Great. And then can you go back and in time, historically, when you've dropped down assets and the hedge has been taken over at the DCP-LLC level so that you guys are effectively fee-based on these commodity-sensitive assets, what happens at the end of that 3-year period where you have the contract to where you -- where they offset your position?

Mark A. Borer

So the hedges will have a defined specific period as outlined in the transaction. And then what we do is we assimilate that hedge into our portfolio at the partnership. And then we will, opportunistically, layer on hedges periodically to continue to extend that portfolio out. We've had a pretty good history of doing that in the past, Becca.

Rebecca Followill - U.S. Capital Advisors LLC, Research Division

So after the 3-year period, then you take on the commodity sensitivity but then you hedged it out at your level?

Mark A. Borer

That's correct and we may add hedges. As an example, we may be 18 months out, and we may begin adding hedges for 18 months beyond that, as an example.

Rebecca Followill - U.S. Capital Advisors LLC, Research Division

And then the last question is on the Eagle Ford JV, is the intent to consider dropping down the remaining 2/3 over time? Or is the intent for it to continue to be a JV?

Mark A. Borer

We have no commitment from Midstream that we would drop down additional interest. Obviously, we have a pretty advanced co-investment strategy with them so there's not a commitment within the transaction. Clearly, we've had a history of joint ventures with Midstream, where we've continued to acquire additional interest over time. We've done that with East Texas, initially starting out with 25%, now we have 100% ownership. And we started out in Southeast Texas with, I guess, we were 1/3 ownership and we now own 100% of it as well. So we do have a track record of moving down the road further on this joint ventures, from an acquisition viewpoint and drop-down.

Rebecca Followill - U.S. Capital Advisors LLC, Research Division

This is a mature enough asset, where it's not as if there's a huge amount of growth capital that it would need to incur. So it would make it more amenable to a sooner drop-down, is that fair?

Mark A. Borer

It is an asset that's immediately accretive. We do believe it has some very attractive organic growth, but it's not one which is -- there are assets out there from time to time, that have no cash flows because they're in the development stage. This is clearly an asset that has attractive cash flows.

Operator

Our next question comes from Selman Akyol from Stifel, Nicolaus.

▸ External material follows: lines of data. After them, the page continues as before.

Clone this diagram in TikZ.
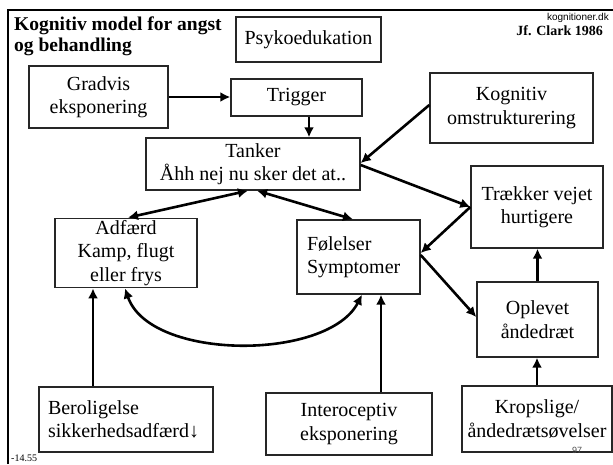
\documentclass[tikz,border=0pt]{standalone}
\usepackage{fontspec}
\setmainfont{Liberation Serif}
\newfontfamily\smallsans{Liberation Sans}
\usetikzlibrary{arrows.meta}
\tikzset{
  box/.style={draw=black!85, line width=1.4pt, fill=white, align=center, inner sep=2pt,
    font=\fontsize{20}{23.5}\selectfont},
  arr/.style={line width=2.6pt, -{Latex[length=10pt,width=10pt]}},
  darr/.style={line width=2.6pt, {Latex[length=10pt,width=10pt]}-{Latex[length=10pt,width=10pt]}}
}
\begin{document}
\begin{tikzpicture}[x=1pt,y=-1pt]
\useasboundingbox (0,0) rectangle (613,464);
% frame
\draw[line width=2.4pt] (8,464) -- (8,10) -- (613,10);
% title texts
\node[anchor=west, align=left, inner sep=0pt, font=\fontsize{19.5}{21}\selectfont\bfseries] (title) at (14,36)
  {Kognitiv model for angst\\og behandling};
\node[anchor=east, inner sep=0pt, font=\smallsans\fontsize{10}{11}\selectfont] (site) at (609,18) {kognitioner.dk};
\node[anchor=east, inner sep=0pt, font=\fontsize{14}{15}\selectfont\bfseries] (clark) at (603,31) {Jf. Clark 1986};
\node[anchor=west, inner sep=0pt, font=\fontsize{10}{11}\selectfont] (pg) at (11,458) {-14.55};
% boxes
\node[box, minimum width=145pt, minimum height=45pt] (psy) at (308.5,39.5) {Psykoedukation};
\node[box, minimum width=139pt, minimum height=62pt] (grad) at (98.5,97) {Gradvis\\eksponering};
\node[box, minimum width=131pt, minimum height=37pt] (trig) at (296.5,97.5) {Trigger};
\node[box, minimum width=214pt, minimum height=52pt] (tank) at (253,164) {Tanker\\Åhh nej nu sker det at..};
\node[box, minimum width=163pt, minimum height=70pt] (kog) at (511.5,108) {Kognitiv\\omstrukturering};
\node[box, minimum width=132pt, minimum height=82pt] (trak) at (537,207) {Trækker vejet\\hurtigere};
\node[box, minimum width=142pt, minimum height=68pt] (adf) at (126,253) {Adfærd\\Kamp, flugt\\eller frys};
\node[box, minimum width=123pt, minimum height=74pt, align=left, text width=103pt] (fol) at (358.5,257) {Følelser\\Symptomer};
\node[box, minimum width=121pt, minimum height=75pt] (opl) at (537.5,319.5) {Oplevet\\åndedræt};
\node[box, minimum width=174pt, minimum height=65pt, align=left, text width=156pt] (ber) at (126,419.5) {Beroligelse\\sikkerhedsadfærd\smallsans↓};
\node[box, minimum width=166pt, minimum height=62pt] (int) at (349,424) {Interoceptiv\\eksponering};
\node[box, minimum width=150pt, minimum height=66pt] (krop) at (537,419) {Kropslige/\\åndedrætsøvelser};
\node[anchor=center, inner sep=0pt, text=black!70, font=\smallsans\fontsize{9}{10}\selectfont] (num) at (577,450) {97};
% connectors
\draw[arr] (grad.east) -- (grad.east -| trig.west);
\draw[arr] ([xshift=12.5pt]trig.south) -- ([xshift=12.5pt]trig.south |- tank.north);
\draw[arr] ([yshift=3pt]kog.west) -- ([yshift=1pt]tank.east);
\draw[arr] ([yshift=-1pt]tank.east) -- (trak.west);
\draw[arr] (trak.west) -- ([yshift=4pt]fol.east);
\draw[arr] ([yshift=2pt]fol.east) -- ([yshift=2.5pt]opl.west);
\draw[arr] (opl.north) -- (opl.north |- trak.south);
\draw[arr] (krop.north) -- (krop.north |- opl.south);
\draw[darr] ([xshift=2pt]adf.north) -- ([xshift=-5pt]tank.south);
\draw[darr] ([xshift=4pt]tank.south) -- ([xshift=-5.5pt]fol.north);
\draw[arr] ([xshift=-33pt]ber.north) -- ([xshift=-33pt]ber.north |- adf.south);
\draw[arr] ([xshift=32pt]int.north) -- ([xshift=32pt]int.north |- fol.south);
\draw[darr] ([xshift=-1pt]adf.south) .. controls (150,361) and (328,361) .. ([xshift=3.5pt]fol.south);
\end{tikzpicture}
\end{document}
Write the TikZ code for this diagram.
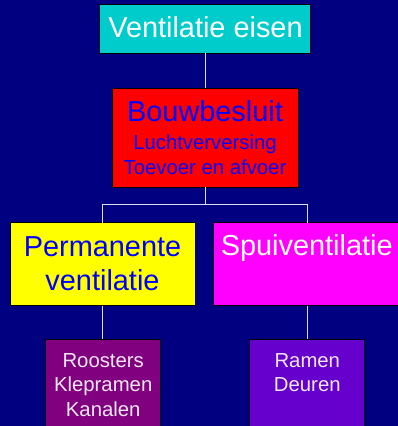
\documentclass[tikz,border=0pt]{standalone}
\usepackage{fontspec}
\setmainfont{Liberation Sans}
\usetikzlibrary{calc}
\definecolor{bgc}{HTML}{000080}
\definecolor{cyanbox}{HTML}{00CCCC}
\definecolor{redbox}{HTML}{FF0000}
\definecolor{bluetxt}{HTML}{0000FF}
\definecolor{yelbox}{HTML}{FFFF00}
\definecolor{magbox}{HTML}{FF00FF}
\definecolor{purbox}{HTML}{800080}
\definecolor{vioBox}{HTML}{6600CC}
\definecolor{linec}{HTML}{DDDDF0}
\definecolor{lighttxt}{HTML}{F0E8F0}
\begin{document}
\begin{tikzpicture}[x=1bp,y=-1bp,
  boxstyle/.style={draw=black,line width=1bp,inner sep=0pt,outer sep=0pt},
  big/.style={anchor=base,inner sep=0pt,font=\fontsize{29}{33}\selectfont},
  small/.style={anchor=base,inner sep=0pt,font=\fontsize{20.4}{24}\selectfont},
  conn/.style={draw=linec,line width=1bp}]
\useasboundingbox (0,0) rectangle (398,426);
\clip (0,0) rectangle (398,426);
\fill[bgc] (0,0) rectangle (398,426);
% boxes
\node[boxstyle,fill=cyanbox,minimum width=211bp,minimum height=49bp] (top) at (205.3,28.5) {};
\node[boxstyle,fill=redbox,minimum width=186bp,minimum height=99bp] (bouw) at (205.3,137.5) {};
\node[boxstyle,fill=yelbox,minimum width=185bp,minimum height=83bp] (perm) at (102.8,264.2) {};
\node[boxstyle,fill=magbox,minimum width=186bp,minimum height=83bp] (spui) at (307,264.2) {};
\node[boxstyle,fill=purbox,minimum width=115bp,minimum height=100bp] (roos) at (102.8,389.3) {};
\node[boxstyle,fill=vioBox,minimum width=115bp,minimum height=100bp] (ramen) at (307,389.3) {};
% connectors
\coordinate (split) at ($(bouw.south)+(0,17.5)$);
\draw[conn] (top.south) -- (bouw.north);
\draw[conn] (bouw.south) -- (split);
\draw[conn] (split) -| (perm.north);
\draw[conn] (split) -| (spui.north);
\draw[conn] (perm.south) -- (roos.north);
\draw[conn] (spui.south) -- (ramen.north);
% texts
\node[big,text=white] (t1) at (205.5,37.7) {Ventilatie eisen};
\node[big,text=bluetxt] (t2) at (205,121.7) {Bouwbesluit};
\node[small,text=bluetxt] (t3) at (205,149) {Luchtverversing};
\node[small,text=bluetxt] (t4) at (205,174) {Toevoer en afvoer};
\node[big,text=bluetxt] (t5) at (102.5,256) {Permanente};
\node[big,text=bluetxt] (t6) at (102.5,290) {ventilatie};
\node[big,text=white] (t7) at (306.7,255) {Spuiventilatie};
\node[small,text=lighttxt] (t8) at (103.2,367) {Roosters};
\node[small,text=lighttxt] (t9) at (103.2,391.7) {Klepramen};
\node[small,text=lighttxt] (t10) at (103.2,416) {Kanalen};
\node[small,text=lighttxt] (t11) at (307.3,367) {Ramen};
\node[small,text=lighttxt] (t12) at (307.3,391.7) {Deuren};
\end{tikzpicture}
\end{document}
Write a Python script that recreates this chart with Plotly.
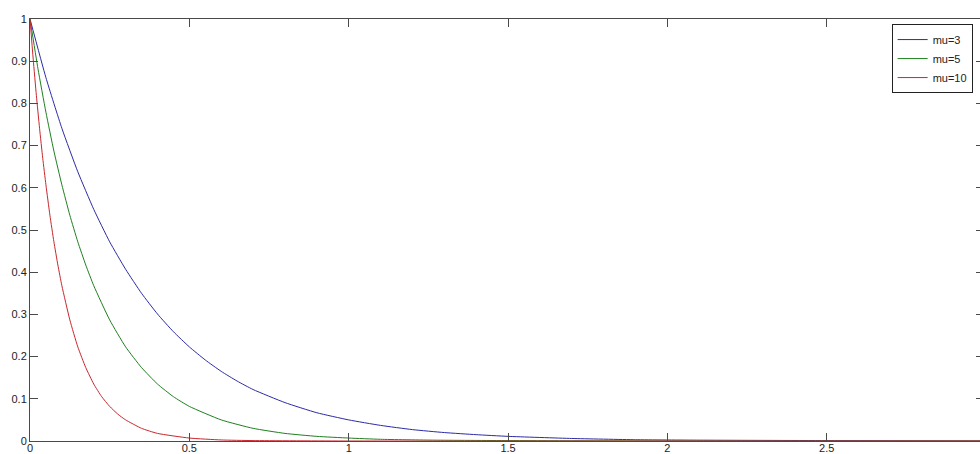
import plotly.graph_objects as go

# values
x_mu3 = [0, 0.05, 0.1, 0.15, 0.2, 0.25, 0.3, 0.35, 0.4, 0.45, 0.5, 0.55, 0.6, 0.65, 0.7, 0.8,
         0.9, 1.0, 1.1, 1.2, 1.3, 1.4, 1.5, 1.7, 1.9, 2.1, 2.5, 3.0]
y_mu3 = [1.0, 0.861, 0.741, 0.638, 0.549, 0.472, 0.407, 0.350, 0.301, 0.259, 0.223, 0.192,
         0.165, 0.142, 0.122, 0.091, 0.067, 0.050, 0.037, 0.027, 0.020, 0.015, 0.011, 0.006,
         0.003, 0.002, 0.001, 0.0]

x_mu5 = [0, 0.025, 0.05, 0.075, 0.1, 0.125, 0.15, 0.175, 0.2, 0.25, 0.3, 0.35, 0.4, 0.45,
         0.5, 0.6, 0.7, 0.8, 0.9, 1.0, 1.1, 1.27, 1.5, 2.0, 3.0]
y_mu5 = [1.0, 0.882, 0.779, 0.687, 0.607, 0.535, 0.472, 0.417, 0.368, 0.287, 0.223, 0.174,
         0.135, 0.105, 0.082, 0.050, 0.030, 0.018, 0.011, 0.007, 0.004, 0.002, 0.001, 0.0,
         0.0]

x_mu10 = [0, 0.01, 0.02, 0.03, 0.04, 0.05, 0.0625, 0.075, 0.0875, 0.1, 0.125, 0.15, 0.175,
          0.2, 0.225, 0.25, 0.275, 0.3, 0.35, 0.4, 0.5, 0.6, 0.7, 1.0, 3.0]
y_mu10 = [1.0, 0.905, 0.819, 0.741, 0.670, 0.607, 0.535, 0.472, 0.417, 0.368, 0.287, 0.223,
          0.174, 0.135, 0.105, 0.082, 0.064, 0.050, 0.030, 0.018, 0.007, 0.0025, 0.001, 0.0,
          0.0]

series_names = ["mu=3", "mu=5", "mu=10"]
series_colors = ["#2b2ba6", "#1f7f1f", "#c8282e"]

x_ticks = [0, 0.5, 1, 1.5, 2, 2.5]
x_tick_labels = ["0", "0.5", "1", "1.5", "2", "2.5"]
y_ticks = [0, 0.1, 0.2, 0.3, 0.4, 0.5, 0.6, 0.7, 0.8, 0.9, 1]
y_tick_labels = ["0", "0.1", "0.2", "0.3", "0.4", "0.5", "0.6", "0.7", "0.8", "0.9", "1"]

fig = go.Figure()
for xs, ys, name, col in zip([x_mu3, x_mu5, x_mu10], [y_mu3, y_mu5, y_mu10],
                             series_names, series_colors):
    fig.add_trace(go.Scatter(x=xs, y=ys, mode="lines", name=name,
                             line=dict(color=col, width=1, shape="spline",
                                       smoothing=0.5)))

# invisible trace so the right-hand tick axis is drawn
fig.add_trace(go.Scatter(x=[None], y=[None], yaxis="y2", showlegend=False,
                         hoverinfo="skip"))

axis_col = "#4a4a4a"
font = dict(family="Liberation Sans, Arial, sans-serif", size=11, color="#222222")

fig.update_layout(
    width=980, height=454,
    margin=dict(l=30, r=0, t=19, b=13, autoexpand=False),
    paper_bgcolor="white", plot_bgcolor="white",
    font=font,
    xaxis=dict(range=[0, 2.981], tickvals=x_ticks, ticktext=x_tick_labels,
               showgrid=False, zeroline=False, showline=True, linecolor=axis_col,
               linewidth=1, mirror="ticks", ticks="inside", ticklen=8,
               tickcolor=axis_col, automargin=False, ticklabelstandoff=-3),
    yaxis=dict(range=[0, 1], tickvals=y_ticks, ticktext=y_tick_labels,
               showgrid=False, zeroline=False, showline=True, linecolor=axis_col,
               linewidth=1, ticks="inside", ticklen=8, tickcolor=axis_col,
               automargin=False),
    yaxis2=dict(range=[0, 1], tickvals=y_ticks, overlaying="y", side="right",
                showgrid=False, zeroline=False, showline=False, ticks="inside",
                ticklen=4, tickcolor=axis_col, showticklabels=False),
    legend=dict(x=0.907, y=0.988, xanchor="left", yanchor="top",
                bgcolor="white", bordercolor="#222222", borderwidth=1,
                font=dict(family="Liberation Sans, Arial, sans-serif", size=11,
                          color="#222222"),
                tracegroupgap=0, itemwidth=30),
    showlegend=True,
)

fig.write_html(
    "out.html",
    config={"displayModeBar": False},
    post_script="document.body.style.margin='0';document.body.style.overflow='hidden';",
)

Selman Akyol - Stifel, Nicolaus & Co., Inc., Research Division

All my questions have been answered.

Operator

Our next question comes from Lin Shen from HITE.

Matt Niblack

This is actually Matt Niblack from HITE. Just given the willingness of your general partner to take equity back in these transactions, do you expect a need to come to the public markets for equity at any time in the balance of the year or even in the future in general, given this new model?

Rose M. Robeson

Matt, this is Rose. Certainly, we can't discuss the timing of our capital market plans. But what I can say is, first of all, we are committed to our investment grade metrics. And second of all, we have demonstrated ability to access both the debt in the equity capital markets.

Matt Niblack

Okay. So the -- you would say that in general, the willingness of the general partner to take equity to at least finance these transactions does not eliminate the need for, call it, more routine access of the public equity markets?

Rose M. Robeson

Yes. Historically, on these drop-downs, LLC has taken back roughly 20% of equity in these drop-down transactions. And so certainly, as we continue to grow the partnership, we would look at our capital needs in terms of keeping our investment grade metrics and again, we have certainly seen good access to the debt in the equity capital markets.

Operator

We have no further questions at this time. Do you have any closing remarks?

Mark A. Borer

Yes, this is Mark. I'd like to thank you all again for your interest in DPM. If you have follow-up questions over the coming days, please feel free to contact Jonni, and we can make ourselves available to visit. Thanks, and have a good day.

Operator

Thank you. Ladies and gentlemen, this concludes today's conference. Thank you for participating. You may now disconnect.